We were also pissed that he referred us to his ‘close friend,’ who scammed us for our blank hats and the 50% deposit. He admitted that he didn’t know how Fred operated his business and that he wasn’t a ‘close friend,’ but more of an acquaintance that he had sold a screen printer to.
At this point, it was already the beginning of August, and we didn’t have our hats. And we only had a dozen tanks that we felt comfortable selling. So much for releasing a new collection. We felt we took a major step backwards.
It was a stressful time, to say the least.
I continued to relentlessly contact Fred. Continued to call him three times a day. Still no response. I realized that it was a red flag that when I paid the deposit, Fred told me to make the check out to him instead of his company. Basically, we concluded that we got scammed.
At this point, there was nothing much to do. Except Google helped us find the hat company’s Instagram page – somehow they had 20,000+ followers. I went to their most recent photo and commented that either their customer support is insanely bad or that I had been scammed. I also warned everyone else on Instagram who requested a quote from the company. Still no reply. At this point, we were trying to figure out why this company would pose as a legitimate embroidery and printing company to scam us for less than $300.

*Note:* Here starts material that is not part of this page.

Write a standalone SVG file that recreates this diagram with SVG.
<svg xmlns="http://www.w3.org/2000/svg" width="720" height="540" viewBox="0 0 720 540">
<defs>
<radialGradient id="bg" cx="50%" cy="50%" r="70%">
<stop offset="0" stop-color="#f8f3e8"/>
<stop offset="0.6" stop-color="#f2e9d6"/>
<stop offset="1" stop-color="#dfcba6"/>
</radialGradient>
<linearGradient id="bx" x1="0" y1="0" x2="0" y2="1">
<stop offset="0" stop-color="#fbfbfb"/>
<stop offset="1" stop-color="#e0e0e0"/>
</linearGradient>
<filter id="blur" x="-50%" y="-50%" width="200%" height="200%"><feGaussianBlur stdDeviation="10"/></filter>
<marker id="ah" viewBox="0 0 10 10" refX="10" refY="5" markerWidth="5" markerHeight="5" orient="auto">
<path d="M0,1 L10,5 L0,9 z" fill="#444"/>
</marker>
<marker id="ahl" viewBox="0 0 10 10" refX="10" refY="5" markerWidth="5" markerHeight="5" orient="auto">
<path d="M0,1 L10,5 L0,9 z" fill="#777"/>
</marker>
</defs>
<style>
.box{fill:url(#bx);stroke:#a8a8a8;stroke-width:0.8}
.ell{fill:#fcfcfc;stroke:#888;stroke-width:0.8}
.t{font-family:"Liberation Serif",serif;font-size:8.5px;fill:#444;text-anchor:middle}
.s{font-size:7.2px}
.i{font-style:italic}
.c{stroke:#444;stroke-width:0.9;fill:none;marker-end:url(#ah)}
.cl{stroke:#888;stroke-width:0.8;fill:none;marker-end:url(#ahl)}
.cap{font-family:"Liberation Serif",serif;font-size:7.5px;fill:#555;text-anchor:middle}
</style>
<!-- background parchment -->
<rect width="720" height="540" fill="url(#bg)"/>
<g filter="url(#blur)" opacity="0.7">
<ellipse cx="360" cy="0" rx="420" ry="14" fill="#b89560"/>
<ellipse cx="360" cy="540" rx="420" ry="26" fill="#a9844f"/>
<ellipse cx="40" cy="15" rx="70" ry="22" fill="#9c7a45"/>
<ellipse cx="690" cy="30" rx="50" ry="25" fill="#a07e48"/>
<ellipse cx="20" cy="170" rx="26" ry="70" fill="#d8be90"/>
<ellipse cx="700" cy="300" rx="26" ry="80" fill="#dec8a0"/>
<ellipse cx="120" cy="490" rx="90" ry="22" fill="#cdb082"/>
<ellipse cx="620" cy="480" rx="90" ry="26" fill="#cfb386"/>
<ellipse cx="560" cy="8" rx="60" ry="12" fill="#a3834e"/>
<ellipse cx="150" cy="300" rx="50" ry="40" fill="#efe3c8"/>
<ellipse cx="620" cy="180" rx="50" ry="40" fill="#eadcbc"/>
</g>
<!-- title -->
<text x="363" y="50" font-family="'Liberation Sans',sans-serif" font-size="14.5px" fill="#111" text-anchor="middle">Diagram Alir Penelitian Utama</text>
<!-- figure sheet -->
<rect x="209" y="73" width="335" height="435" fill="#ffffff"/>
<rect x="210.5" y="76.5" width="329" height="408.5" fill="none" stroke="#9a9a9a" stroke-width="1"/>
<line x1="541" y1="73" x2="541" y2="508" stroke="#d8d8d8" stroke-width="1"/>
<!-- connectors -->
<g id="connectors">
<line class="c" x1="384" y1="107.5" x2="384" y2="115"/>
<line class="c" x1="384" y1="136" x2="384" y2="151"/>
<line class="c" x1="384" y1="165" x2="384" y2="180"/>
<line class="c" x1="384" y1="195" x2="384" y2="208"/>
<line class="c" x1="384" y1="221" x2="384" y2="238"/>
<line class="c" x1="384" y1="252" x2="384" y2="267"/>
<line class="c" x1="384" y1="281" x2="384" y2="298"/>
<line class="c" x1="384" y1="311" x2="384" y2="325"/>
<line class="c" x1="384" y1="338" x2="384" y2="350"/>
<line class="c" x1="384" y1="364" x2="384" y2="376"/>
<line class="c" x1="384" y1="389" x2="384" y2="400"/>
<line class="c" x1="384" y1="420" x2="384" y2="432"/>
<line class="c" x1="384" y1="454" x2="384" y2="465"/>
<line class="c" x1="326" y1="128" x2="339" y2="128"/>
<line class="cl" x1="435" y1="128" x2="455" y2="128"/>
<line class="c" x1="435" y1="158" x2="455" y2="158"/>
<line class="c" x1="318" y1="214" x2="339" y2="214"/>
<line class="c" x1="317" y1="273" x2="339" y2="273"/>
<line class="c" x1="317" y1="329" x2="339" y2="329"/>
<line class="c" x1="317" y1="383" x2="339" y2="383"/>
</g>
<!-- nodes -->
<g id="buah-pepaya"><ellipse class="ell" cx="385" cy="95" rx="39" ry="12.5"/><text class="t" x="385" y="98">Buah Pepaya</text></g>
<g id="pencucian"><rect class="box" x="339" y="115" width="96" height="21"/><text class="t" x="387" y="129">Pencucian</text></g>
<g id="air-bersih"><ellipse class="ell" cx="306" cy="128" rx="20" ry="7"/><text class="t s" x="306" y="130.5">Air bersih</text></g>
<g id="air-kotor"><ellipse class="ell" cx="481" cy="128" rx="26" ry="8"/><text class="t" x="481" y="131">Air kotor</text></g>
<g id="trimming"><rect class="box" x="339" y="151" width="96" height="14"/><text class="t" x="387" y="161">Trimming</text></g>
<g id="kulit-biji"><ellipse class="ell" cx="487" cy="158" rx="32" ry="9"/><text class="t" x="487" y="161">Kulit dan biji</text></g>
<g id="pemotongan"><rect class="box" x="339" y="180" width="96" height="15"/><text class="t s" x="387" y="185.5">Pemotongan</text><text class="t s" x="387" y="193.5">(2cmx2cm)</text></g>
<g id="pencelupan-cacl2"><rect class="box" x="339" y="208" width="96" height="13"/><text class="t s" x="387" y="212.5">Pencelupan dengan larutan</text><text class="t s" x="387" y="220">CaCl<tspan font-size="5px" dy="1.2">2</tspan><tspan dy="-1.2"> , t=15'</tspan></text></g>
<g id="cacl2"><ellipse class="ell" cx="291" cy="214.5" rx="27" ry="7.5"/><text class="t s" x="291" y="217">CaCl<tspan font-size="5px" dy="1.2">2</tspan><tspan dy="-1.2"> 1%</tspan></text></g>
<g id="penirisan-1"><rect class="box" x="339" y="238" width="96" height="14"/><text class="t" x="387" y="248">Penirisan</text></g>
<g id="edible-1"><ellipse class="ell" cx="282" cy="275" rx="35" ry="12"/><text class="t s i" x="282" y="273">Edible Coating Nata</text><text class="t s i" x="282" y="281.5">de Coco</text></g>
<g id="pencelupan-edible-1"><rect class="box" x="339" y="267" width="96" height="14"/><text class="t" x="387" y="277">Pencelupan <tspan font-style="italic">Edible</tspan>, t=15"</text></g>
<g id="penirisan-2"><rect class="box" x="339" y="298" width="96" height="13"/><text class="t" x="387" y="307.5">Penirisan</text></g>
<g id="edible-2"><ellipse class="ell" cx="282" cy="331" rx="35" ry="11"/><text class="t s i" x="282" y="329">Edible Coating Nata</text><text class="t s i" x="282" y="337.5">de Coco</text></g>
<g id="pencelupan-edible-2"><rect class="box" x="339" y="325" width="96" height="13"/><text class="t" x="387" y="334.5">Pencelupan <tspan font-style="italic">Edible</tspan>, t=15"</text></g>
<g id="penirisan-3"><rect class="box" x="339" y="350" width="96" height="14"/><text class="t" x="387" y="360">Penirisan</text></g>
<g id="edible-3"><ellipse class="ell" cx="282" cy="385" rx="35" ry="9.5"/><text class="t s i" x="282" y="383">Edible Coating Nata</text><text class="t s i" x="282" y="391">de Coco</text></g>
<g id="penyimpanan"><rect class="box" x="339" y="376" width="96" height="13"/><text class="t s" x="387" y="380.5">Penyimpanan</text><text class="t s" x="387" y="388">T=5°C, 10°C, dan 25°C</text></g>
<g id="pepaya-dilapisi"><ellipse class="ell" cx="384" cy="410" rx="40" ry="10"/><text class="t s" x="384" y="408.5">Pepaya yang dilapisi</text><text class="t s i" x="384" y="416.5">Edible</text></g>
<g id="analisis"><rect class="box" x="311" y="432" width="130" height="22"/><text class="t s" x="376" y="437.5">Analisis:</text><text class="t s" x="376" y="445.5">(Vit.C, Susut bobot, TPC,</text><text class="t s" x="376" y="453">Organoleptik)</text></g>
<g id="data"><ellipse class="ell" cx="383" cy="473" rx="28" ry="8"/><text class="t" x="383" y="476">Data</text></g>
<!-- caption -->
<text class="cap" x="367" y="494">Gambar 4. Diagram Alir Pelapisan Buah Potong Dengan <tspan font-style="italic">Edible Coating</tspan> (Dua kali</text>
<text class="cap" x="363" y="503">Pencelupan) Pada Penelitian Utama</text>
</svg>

So here was our last resort. We made a fictitious email and got a new number through Google Voice, and posed as an interested client – Ronny King. We requested a quote for a huge order: 1,000 hats, with a possibility for 3,000 – 4,000 more if they turned out well. Almost instantly, we get a reply. It was ridiculous because they were dodging our emails for a week, but they replied within five minutes to this ‘bigger’ client. But the guy who replies isn’t Fred. It’s another rep. Which makes things even more confusing.
Anyway, as Ronny King, we told the rep that we saw some comments on their Instagram page about poor customer support, and that some companies were expressing their displeasure. He immediately deleted those comments, which made them seem even more suspect. Soon after, we finally get a reply from the rep in our Winter Lotus inbox. He asked me to stop spamming their Instagram page, to stay patient, and that he’d contact Fred about my order. This was the first moment that we felt we had a chance to get the hats after all.
Of course, the rep continued to eagerly exchange messages with Ronny King. As Ronny, we basically said that we wouldn’t be comfortable placing a 1,000-hat order until we knew that he had fulfilled the other hat orders. Eventually, we got our hats on August 6 – a week and a half later than we were supposed to, but we still got them. Fred claimed he was in the hospital for a nervous breakdown, and that’s what caused the delay.
Whatever the case, we were relieved that we could actually release a collection. We released this collection on August 11. Our Ancient tee and Lotus snapbacks became our most popular items.
And we’ve reinvested the majority of the sales into our recently launched Fall collection. We definitely felt our Fall collection was stronger. We had a few pieces (cut-and-sew tee and mesh jersey) that aren’t as prevalent in streetwear startups. And we focused on shooting an interesting lookbook.
So what’s next? Well, we’re looking at a Winter drop of Mid-December. But we’re going to have a few giveaways in the meantime, so you guys can get free stuff.